▶ THE TASK:
Reproduce, exactly and in full, the lines from the one with "Generate a Python" through the one with "import plotly.graph_objects as go" in the data below; drop pictures.

▶ DATA FOR THIS TASK:
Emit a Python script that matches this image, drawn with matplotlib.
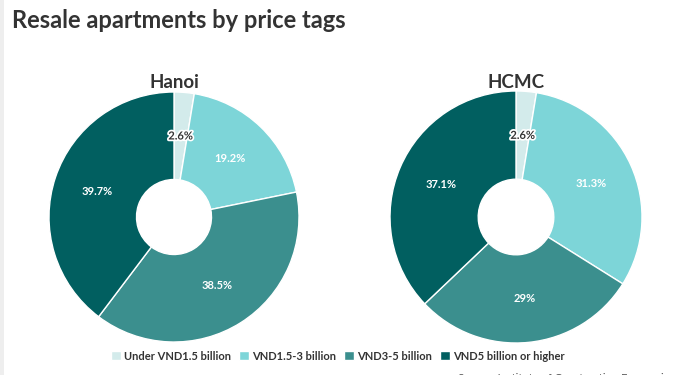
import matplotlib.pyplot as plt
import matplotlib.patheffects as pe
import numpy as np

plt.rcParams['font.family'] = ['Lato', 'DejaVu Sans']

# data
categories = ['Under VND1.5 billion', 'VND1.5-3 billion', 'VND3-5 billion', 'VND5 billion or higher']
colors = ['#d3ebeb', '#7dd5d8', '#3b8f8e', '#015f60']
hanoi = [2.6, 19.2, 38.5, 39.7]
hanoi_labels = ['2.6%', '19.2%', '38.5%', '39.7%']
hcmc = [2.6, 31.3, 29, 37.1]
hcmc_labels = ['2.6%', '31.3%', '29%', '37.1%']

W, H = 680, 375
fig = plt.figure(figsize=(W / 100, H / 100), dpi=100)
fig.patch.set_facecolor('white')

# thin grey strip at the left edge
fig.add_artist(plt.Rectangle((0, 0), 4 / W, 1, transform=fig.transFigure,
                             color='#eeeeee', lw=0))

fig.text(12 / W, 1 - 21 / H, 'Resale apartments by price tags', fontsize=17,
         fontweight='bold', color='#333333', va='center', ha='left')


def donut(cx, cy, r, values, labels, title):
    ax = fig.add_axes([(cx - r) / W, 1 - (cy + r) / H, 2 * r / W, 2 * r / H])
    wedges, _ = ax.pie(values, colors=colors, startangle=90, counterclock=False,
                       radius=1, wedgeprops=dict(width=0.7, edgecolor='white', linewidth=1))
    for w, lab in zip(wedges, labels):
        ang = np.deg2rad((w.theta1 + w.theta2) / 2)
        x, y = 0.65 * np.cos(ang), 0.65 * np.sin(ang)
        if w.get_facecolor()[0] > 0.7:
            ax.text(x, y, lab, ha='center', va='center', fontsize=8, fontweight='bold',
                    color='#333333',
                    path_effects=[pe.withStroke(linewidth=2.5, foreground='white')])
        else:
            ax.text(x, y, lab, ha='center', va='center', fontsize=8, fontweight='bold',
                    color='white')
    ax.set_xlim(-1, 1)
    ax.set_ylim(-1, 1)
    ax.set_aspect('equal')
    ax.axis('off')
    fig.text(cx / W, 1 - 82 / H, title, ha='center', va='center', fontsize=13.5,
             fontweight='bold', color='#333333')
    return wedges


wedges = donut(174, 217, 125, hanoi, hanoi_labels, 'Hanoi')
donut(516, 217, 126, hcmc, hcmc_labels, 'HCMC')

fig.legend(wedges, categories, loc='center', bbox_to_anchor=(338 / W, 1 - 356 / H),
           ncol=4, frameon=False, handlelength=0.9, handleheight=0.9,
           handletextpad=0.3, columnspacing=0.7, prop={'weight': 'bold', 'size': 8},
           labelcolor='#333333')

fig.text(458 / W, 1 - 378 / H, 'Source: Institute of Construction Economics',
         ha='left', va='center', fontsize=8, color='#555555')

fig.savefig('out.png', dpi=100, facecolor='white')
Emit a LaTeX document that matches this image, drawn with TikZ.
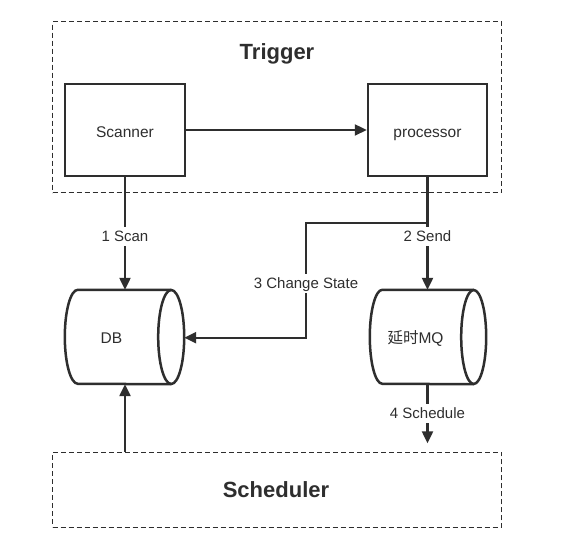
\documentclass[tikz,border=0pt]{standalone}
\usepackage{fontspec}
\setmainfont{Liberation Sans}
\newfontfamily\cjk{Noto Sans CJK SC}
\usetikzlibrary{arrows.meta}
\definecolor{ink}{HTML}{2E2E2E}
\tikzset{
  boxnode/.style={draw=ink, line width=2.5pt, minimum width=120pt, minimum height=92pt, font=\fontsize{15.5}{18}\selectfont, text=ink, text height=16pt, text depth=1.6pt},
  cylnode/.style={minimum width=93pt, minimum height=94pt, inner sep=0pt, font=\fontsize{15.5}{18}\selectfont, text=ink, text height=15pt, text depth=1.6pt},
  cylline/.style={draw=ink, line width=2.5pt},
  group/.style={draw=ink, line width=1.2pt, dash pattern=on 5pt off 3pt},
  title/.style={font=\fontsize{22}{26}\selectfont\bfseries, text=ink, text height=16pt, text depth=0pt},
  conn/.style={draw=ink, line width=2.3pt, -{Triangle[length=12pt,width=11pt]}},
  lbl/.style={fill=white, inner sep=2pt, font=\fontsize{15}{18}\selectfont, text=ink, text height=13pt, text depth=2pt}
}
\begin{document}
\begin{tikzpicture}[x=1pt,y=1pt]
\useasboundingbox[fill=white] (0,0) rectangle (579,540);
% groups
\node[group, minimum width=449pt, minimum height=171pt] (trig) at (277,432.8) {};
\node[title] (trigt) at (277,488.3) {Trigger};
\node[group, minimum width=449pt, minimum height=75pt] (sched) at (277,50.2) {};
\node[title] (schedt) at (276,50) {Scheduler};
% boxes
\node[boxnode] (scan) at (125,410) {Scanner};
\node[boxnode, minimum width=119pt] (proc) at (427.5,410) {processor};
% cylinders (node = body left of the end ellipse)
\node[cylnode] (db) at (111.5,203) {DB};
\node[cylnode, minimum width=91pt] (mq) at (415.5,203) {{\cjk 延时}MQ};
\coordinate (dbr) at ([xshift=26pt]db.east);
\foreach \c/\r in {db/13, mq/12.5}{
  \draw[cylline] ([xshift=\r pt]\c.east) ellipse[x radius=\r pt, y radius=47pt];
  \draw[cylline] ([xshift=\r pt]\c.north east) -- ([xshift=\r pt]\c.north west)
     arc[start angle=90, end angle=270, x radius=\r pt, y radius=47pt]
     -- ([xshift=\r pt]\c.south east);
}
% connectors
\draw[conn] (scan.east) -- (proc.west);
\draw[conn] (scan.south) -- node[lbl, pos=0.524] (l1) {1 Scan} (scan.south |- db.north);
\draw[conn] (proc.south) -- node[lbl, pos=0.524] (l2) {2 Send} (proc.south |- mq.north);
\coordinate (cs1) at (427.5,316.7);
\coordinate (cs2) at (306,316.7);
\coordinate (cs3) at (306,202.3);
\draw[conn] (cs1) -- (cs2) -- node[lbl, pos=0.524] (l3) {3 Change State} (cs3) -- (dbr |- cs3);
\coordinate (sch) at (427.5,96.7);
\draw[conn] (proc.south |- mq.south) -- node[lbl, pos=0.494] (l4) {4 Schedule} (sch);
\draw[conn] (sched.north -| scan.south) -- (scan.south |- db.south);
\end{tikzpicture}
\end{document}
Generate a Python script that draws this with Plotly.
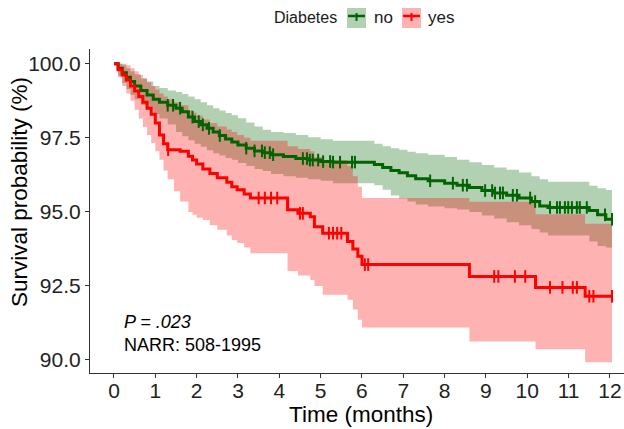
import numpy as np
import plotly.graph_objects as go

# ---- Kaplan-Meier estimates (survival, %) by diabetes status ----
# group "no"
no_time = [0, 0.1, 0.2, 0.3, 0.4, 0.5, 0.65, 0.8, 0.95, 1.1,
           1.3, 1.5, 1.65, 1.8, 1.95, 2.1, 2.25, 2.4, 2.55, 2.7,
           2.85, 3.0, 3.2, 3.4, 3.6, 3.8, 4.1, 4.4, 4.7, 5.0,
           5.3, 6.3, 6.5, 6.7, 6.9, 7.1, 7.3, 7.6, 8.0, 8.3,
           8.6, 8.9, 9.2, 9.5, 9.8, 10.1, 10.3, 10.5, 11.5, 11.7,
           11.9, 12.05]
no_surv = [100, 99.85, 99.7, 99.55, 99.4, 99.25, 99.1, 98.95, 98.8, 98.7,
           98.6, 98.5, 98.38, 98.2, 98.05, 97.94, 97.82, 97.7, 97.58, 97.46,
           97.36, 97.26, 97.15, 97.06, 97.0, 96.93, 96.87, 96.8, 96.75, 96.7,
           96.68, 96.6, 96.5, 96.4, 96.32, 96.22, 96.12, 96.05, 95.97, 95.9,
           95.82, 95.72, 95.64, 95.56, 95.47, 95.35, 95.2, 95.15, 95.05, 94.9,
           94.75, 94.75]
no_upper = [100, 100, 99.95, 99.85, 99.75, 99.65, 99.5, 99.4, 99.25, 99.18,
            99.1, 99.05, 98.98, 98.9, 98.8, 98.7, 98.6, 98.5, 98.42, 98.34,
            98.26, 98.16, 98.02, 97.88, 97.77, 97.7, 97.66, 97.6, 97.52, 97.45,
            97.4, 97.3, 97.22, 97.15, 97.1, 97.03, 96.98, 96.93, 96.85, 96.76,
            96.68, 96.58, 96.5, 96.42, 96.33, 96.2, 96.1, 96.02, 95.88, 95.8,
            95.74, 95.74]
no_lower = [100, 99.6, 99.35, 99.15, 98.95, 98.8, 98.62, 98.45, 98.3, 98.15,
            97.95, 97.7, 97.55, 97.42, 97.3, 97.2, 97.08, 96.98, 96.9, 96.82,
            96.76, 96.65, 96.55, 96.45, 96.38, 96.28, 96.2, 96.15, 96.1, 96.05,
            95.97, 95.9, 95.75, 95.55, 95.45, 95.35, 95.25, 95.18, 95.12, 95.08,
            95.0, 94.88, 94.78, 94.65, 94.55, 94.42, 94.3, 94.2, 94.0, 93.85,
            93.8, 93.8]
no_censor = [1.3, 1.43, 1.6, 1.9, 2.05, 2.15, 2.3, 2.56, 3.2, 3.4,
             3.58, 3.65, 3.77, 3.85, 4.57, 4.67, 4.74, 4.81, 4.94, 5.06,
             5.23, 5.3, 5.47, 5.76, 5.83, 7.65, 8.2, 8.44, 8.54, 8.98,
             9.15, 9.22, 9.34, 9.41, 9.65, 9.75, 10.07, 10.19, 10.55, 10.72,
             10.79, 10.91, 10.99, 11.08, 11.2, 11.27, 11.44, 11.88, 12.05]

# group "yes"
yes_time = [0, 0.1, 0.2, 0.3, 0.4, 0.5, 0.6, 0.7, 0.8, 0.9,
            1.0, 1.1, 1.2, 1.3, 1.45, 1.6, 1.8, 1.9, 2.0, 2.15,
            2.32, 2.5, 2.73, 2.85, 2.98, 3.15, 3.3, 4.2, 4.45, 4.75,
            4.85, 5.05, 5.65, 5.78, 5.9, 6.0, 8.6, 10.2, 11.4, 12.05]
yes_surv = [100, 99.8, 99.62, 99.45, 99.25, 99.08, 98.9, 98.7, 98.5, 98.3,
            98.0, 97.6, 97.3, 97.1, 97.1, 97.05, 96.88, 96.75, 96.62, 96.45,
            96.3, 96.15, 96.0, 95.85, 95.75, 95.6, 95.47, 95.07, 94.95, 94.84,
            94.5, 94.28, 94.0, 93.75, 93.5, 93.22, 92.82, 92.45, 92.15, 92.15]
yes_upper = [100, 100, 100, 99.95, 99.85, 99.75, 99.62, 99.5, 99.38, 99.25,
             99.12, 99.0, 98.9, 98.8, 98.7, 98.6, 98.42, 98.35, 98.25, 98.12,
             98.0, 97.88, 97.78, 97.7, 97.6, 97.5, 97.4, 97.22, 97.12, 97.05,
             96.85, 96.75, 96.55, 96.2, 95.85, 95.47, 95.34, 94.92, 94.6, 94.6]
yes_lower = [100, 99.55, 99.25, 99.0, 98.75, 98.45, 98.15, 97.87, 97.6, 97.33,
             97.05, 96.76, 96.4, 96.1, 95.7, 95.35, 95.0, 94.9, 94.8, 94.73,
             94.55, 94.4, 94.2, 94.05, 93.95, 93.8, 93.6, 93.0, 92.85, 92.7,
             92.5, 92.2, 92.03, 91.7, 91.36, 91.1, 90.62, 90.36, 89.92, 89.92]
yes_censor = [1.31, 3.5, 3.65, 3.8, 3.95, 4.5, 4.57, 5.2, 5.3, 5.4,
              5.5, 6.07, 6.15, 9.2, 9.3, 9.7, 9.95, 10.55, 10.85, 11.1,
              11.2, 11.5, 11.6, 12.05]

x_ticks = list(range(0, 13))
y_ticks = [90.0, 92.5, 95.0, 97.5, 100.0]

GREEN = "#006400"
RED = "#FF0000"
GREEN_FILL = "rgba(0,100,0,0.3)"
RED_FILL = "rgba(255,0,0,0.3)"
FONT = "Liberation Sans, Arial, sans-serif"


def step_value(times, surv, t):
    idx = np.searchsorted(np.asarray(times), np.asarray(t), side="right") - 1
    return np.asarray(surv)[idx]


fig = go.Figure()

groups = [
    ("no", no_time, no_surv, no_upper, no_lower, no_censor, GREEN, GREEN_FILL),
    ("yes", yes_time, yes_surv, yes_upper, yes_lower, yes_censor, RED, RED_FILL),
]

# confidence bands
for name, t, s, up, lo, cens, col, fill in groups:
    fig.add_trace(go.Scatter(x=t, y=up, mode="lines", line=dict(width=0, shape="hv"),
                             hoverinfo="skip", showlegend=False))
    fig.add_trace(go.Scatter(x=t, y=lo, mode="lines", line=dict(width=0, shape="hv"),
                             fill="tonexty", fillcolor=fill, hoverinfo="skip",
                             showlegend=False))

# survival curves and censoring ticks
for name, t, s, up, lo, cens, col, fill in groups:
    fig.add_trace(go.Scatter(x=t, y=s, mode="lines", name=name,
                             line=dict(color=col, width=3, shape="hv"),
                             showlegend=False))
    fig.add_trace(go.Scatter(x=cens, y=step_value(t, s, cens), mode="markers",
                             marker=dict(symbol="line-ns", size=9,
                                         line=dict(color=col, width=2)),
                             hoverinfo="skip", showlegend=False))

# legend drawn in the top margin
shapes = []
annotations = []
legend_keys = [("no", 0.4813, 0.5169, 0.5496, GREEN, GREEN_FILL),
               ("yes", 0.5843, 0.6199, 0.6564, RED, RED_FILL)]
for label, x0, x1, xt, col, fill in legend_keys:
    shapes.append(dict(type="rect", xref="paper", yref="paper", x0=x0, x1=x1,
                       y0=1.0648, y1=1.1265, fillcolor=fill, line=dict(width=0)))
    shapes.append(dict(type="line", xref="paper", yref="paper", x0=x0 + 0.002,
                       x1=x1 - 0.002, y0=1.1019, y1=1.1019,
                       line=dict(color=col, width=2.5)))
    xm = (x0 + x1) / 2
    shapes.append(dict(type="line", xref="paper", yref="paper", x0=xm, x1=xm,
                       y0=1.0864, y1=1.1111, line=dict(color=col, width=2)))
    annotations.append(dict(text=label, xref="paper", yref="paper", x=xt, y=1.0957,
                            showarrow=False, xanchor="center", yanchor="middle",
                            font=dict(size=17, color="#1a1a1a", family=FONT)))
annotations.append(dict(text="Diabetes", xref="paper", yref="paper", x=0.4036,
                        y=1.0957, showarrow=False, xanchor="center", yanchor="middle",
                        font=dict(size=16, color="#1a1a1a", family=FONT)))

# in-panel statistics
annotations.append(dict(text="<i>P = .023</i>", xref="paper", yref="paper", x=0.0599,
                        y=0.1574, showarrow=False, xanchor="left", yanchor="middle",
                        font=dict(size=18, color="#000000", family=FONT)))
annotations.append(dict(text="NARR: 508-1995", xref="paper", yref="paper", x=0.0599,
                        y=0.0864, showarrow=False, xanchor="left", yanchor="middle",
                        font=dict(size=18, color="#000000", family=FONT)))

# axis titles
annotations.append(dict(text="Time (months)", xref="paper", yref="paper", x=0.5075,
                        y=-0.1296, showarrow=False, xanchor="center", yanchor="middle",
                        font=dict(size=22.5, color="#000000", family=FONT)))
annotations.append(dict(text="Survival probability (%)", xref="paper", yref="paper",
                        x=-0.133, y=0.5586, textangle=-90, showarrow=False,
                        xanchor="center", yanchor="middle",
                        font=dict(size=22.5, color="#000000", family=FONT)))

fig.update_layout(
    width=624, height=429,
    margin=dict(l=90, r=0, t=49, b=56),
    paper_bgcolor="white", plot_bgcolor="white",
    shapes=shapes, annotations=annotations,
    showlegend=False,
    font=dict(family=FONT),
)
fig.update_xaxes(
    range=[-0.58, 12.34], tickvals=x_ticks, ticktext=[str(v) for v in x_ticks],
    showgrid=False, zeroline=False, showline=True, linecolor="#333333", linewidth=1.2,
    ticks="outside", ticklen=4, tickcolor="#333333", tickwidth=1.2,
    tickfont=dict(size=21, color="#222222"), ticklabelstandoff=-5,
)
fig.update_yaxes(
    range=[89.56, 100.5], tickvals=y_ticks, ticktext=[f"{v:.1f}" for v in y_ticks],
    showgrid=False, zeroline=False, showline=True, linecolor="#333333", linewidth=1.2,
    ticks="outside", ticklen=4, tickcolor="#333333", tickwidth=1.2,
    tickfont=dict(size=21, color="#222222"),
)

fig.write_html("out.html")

▶ TASK RESPONSE:
Generate a Python script that draws this with Plotly.
import numpy as np
import plotly.graph_objects as go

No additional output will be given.